It was a week full of challenges, and so I was steeped in learning opportunities. I was in Sao Paulo and Bogotá to speak about centered leadership.
My original purpose was a keynote speech at HSM’s annual executive conference. A few thousand executives entered the room and another 25,000 watched from their offices. That’s a challenge. It’s easy to grasp centered leadership intellectually. But the five capabilities are not yours just because. It takes deliberate practice with tools best introduced through reflection, dialogue, and experience.

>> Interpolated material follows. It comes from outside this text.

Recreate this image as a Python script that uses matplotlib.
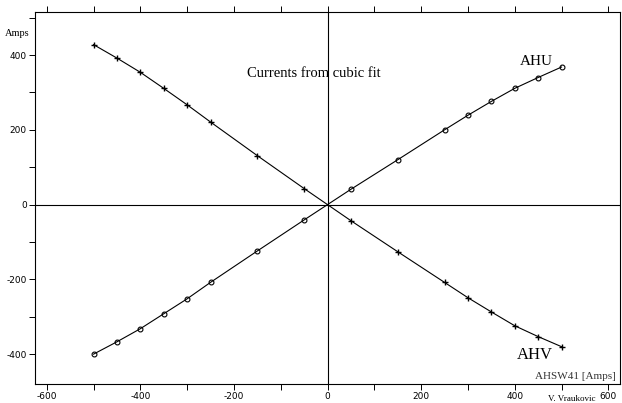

I’m no television evangelist or guru, so naturally, I had never met an audience of this size. Still, my intention was to engage them all through experience. Minutes in, anyone could see that wasn’t happening.
Then something possessed me to step down from the stage to meet those 2,500 people personally. With each interactive exercise, I walked through the giant hall, introducing strangers to each other. I felt uncomfortable—good. I faced my fear of being found out—better. I persisted, fully present and focused on intention. Best. The room started to buzz. Challenge met.
Check.
A few interviews, company meetings, and book signings later, I landed in a room with 15 remarkable women professionals. They introduced me to my second challenge: something was missing in the book. Grow Wherever You Work is filled to the brim with formidable challenges that happen to most people sometime during their first ten years of work. Lousy bosses, big mistakes, poor reviews – it’s all in there with one powerful exception.
Guilt.
If I had to pick the one theme that characterized this session, guilt won by a wide margin. Women were guilty about missing hours with children that could never be recaptured. Wives were guilty about husbands living apart in a different city. Young women were guilty about working too many hours, running out of time. How do you alleviate the guilt that’s always with me, they asked. Usually glib, I was tongue-tied, searching my brain for an acceptable answer.
Some guilt is good. It makes us pay extra attention, avoid repeated mistakes, and be extra nice to people we love. Too much guilt affects performance. It drains energy steadily. Guilt is usually accompanied by untenable situations, like a 70-hour week topped off by a miserable travel experience when, all the while, our children are having birthday celebrations. Or being late for dinner yet again because we lose sight of the time. Or standing up a friend because our boss calls an unscheduled meeting and we’re too afraid to push back.
We blame the situation, but actually, guilt starts with us. We cook it up, triggered when we cannot do what we know we must do. Knowing that made me feel guilty, but that’s the best I could do in the circumstance. I want to invest more time in reading the research on guilt. Not every challenge is met with success.
Later that week, in Bogotá, I met two more groups of women professionals. When I had agreed to the two events, I had figured on an hour’s flight from Sao Paulo. Ignorant American! I would have agreed to Tierra del Fuego, that’s how clueless I am (was).

The first group of women—local executives—engaged in dialogue and seemed to embrace centered leadership, that is, until we got to the Q&A. Then they talked about the rural women who had watched their husbands and sons killed in the narcotics war, their villages destroyed by drug traffic. Bogotá was the bubble, and the rest of the country was the reality. What good would centered leadership do for them?
In the afternoon, I reenergized with a roomful of younger professionals who had flown in from all over Latin America. They were pioneers, isolated in Buenos Aires, Santiago, Lima, or Bogotá. You don’t understand our context, they reinforced. How many times had I been to London or Shanghai or San Francisco? Too many times to count. This was my first trip to Bogotá. That said it all.
To meet this third challenge, I offered respect and kindness, agreeing to return with a new workshop focused on mentoring, networking, and community.

Earlier that week, I had called my husband to console myself with ties to home. I remember blurting out, “My brain’s on fire!”
Yes it was. And that’s a good thing.